The suspected victims of these systematic assassinations were primarily opponents of the Islamic Republic, including dissident politicians, literary figures, and translators. Others reportedly targeted included an Armenian, three Protestant priests, followers of the banned Bahá'í faith, a prominent university professor with no known political affiliations, and civilians allegedly linked to the intelligence ministry’s covert operations.
Q: When did government-linked murders begin and end?
Many believe the "Chain Murders" began with the killing of Dr. Kazem Sami, who served as minister of health in the first post-revolution cabinet in 1979.
Dr. Kazem Sami was stabbed to death in his medical practice in 1988. The individual accused of his murder reportedly died by suicide in prison. Years later, former President Akbar Rafsanjani, in his memoirs, referenced the alleged killer’s death, fueling further questions about the case.
Some activists and advocates argue that the "Chain Murders" never truly ceased, with allegations of systematic killings resurfacing in recent years.

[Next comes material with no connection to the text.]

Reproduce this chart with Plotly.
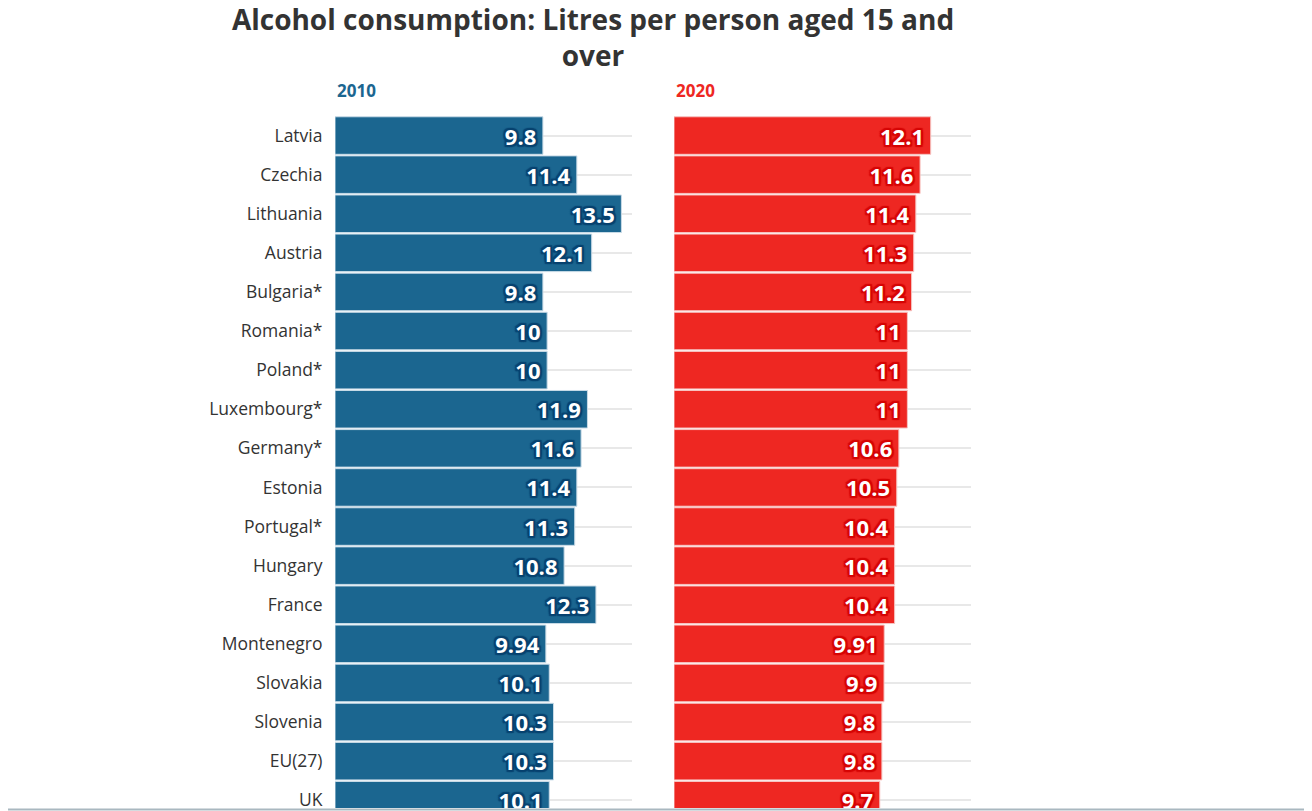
import plotly.graph_objects as go

countries = ["Latvia", "Czechia", "Lithuania", "Austria", "Bulgaria*", "Romania*",
             "Poland*", "Luxembourg*", "Germany*", "Estonia", "Portugal*", "Hungary",
             "France", "Montenegro", "Slovakia", "Slovenia", "EU(27)", "UK"]
litres_2010 = [9.8, 11.4, 13.5, 12.1, 9.8, 10, 10, 11.9, 11.6, 11.4, 11.3, 10.8,
               12.3, 9.94, 10.1, 10.3, 10.3, 10.1]
litres_2020 = [12.1, 11.6, 11.4, 11.3, 11.2, 11, 11, 11, 10.6, 10.5, 10.4, 10.4,
               10.4, 9.91, 9.9, 9.8, 9.8, 9.7]

blue = "#1b6690"
red = "#ee2722"
W, H = 1312, 811
top, bottom = 108, 800  # plot area in figure pixels
ph = bottom - top

def outline(c, d=2):
    pts = [(-d, -d), (0, -d), (d, -d), (-d, 0), (d, 0), (-d, d), (0, d), (d, d)]
    return ", ".join(f"{dx}px {dy}px 1px {c}" for dx, dy in pts)

fig = go.Figure()
fig.add_trace(go.Bar(
    y=countries, x=litres_2010, orientation="h", xaxis="x", yaxis="y",
    marker=dict(color=blue, line=dict(color="#c9dbe7", width=1)),
    texttemplate="%{x}\u2009", textposition="inside", insidetextanchor="end",
    textfont=dict(family="Open Sans", size=22, color="white", weight="bold",
                  shadow=outline("#084370")),
    hoverinfo="x+y", showlegend=False))
fig.add_trace(go.Bar(
    y=countries, x=litres_2020, orientation="h", xaxis="x2", yaxis="y2",
    marker=dict(color=red, line=dict(color="#f6c4c2", width=1)),
    texttemplate="%{x}\u2009", textposition="inside", insidetextanchor="end",
    textfont=dict(family="Open Sans", size=22, color="white", weight="bold",
                  shadow=outline("#d60505")),
    hoverinfo="x+y", showlegend=False))

yr = [-0.5 + ph / 39.1, -0.5]
fig.update_layout(
    width=W, height=H,
    margin=dict(l=0, r=0, t=top, b=H - bottom),
    paper_bgcolor="white", plot_bgcolor="white",
    bargap=0.04,
    font=dict(family="Open Sans", color="#333333"),
    title=dict(text="Alcohol consumption: Litres per person aged 15 and<br>over",
               x=585 / W, xanchor="center", y=1 - 22 / H, yanchor="middle",
               font=dict(family="Open Sans", size=28, color="#333333", weight="bold")),
    xaxis=dict(domain=[327 / W, 624 / W], range=[0, 14], showgrid=False,
               showticklabels=False, zeroline=False, fixedrange=True),
    xaxis2=dict(domain=[666 / W, 963 / W], range=[0, 14], showgrid=False,
                showticklabels=False, zeroline=False, fixedrange=True),
    yaxis=dict(range=yr, showgrid=True, gridcolor="#e8e8e8", gridwidth=2,
               ticks="outside", ticklen=8, tickcolor="rgba(0,0,0,0)",
               tickfont=dict(family="Open Sans", size=17.5, color="#333333"),
               fixedrange=True),
    yaxis2=dict(range=yr, anchor="x2", matches="y", showgrid=True, gridcolor="#e8e8e8",
                gridwidth=2, showticklabels=False, fixedrange=True),
    annotations=[
        dict(text="2010", xref="paper", yref="paper", x=327 / W, xanchor="left",
             y=(bottom - 82) / ph, yanchor="middle", showarrow=False,
             font=dict(size=17, color=blue, weight="bold")),
        dict(text="2020", xref="paper", yref="paper", x=666 / W, xanchor="left",
             y=(bottom - 82) / ph, yanchor="middle", showarrow=False,
             font=dict(size=17, color=red, weight="bold")),
    ],
    shapes=[dict(type="line", xref="paper", yref="paper", x0=-0.1, x1=1.1,
                 y0=-1.5 / ph, y1=-1.5 / ph,
                 line=dict(color="#a9b8c0", width=2))],
)

fig.write_html("out.html")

Prominent filmmaker Kioumars Pourahmad, whose body was found without a suicide note in April 2023, andDariush Mehrjui and his wife, who were fatally stabbed in their Karaj home in October 2023, have been cited as possible victims of a renewed wave of targeted killings.
Q: Who did the authorities blame for the murders?
Supreme Leader Ali Khamenei and his supporters initially blamed “foreign enemies,” including Israel, for the murders of the Forouhars and the two writers.
Public outcry over these particular killings, however, put pressure on the so-called reformist government of President Mohammad Khatami.
At Khatami's insistence, a three-member independent team was established to investigate the killings. The committee ultimately confirmed suspicions of the intelligence ministry’s direct involvement.
On January 4, 1999, the ministry issued an unprecedented statement partially acknowledging responsibility by blaming “rogue” agents for four of the murders and describing the killings as “despicable and abhorrent.”
This limited admission prompted further scrutiny, as the intelligence ministry operates under the authority of Khamenei, raising questions about how such "rogue" actions could occur without his knowledge.
Q: What happened to the “rogue agents”?
Three top officials of the ministry—Saeed Emami, Mostafa Kazemi, and Mehrdad Alikhani—along with several agents, were charged with ordering and carrying out the assassinations.
Emami, widely regarded as the mastermind behind the killings, allegedly died by suicide in prison before his trial.
The remaining defendants were tried in Tehran's military court. Sentences ranged from qisas (death penalty) to life imprisonment, with some receiving as little as two and a half years.
Q: Were the death sentences carried out?
No. Judiciary authorities stated that the victims’ families had waived their Sharia-based right to qisas for the killers. This act of pardon spared the defendants from execution.
Q: Did the revelation of the ministry’s role in the killings affect the minister?
Ghorban-Ali Dorri-Najafabadi, a minister favored by Khamenei, who at the time had not yet fully consolidated his power as Supreme Leader, was forced to resign. He was replaced by the relatively moderate Ali Younesi.
Najafabadi has consistently denied any knowledge of the assassinations. However, some defendants in the case rejected this claim, stating that the "physical elimination" of targets identified by higher authorities was part of their job description.
In his 1999 trial, prominent reformist cleric and politician Abdollah Nouri accused Najafabadi of being aware of the killings.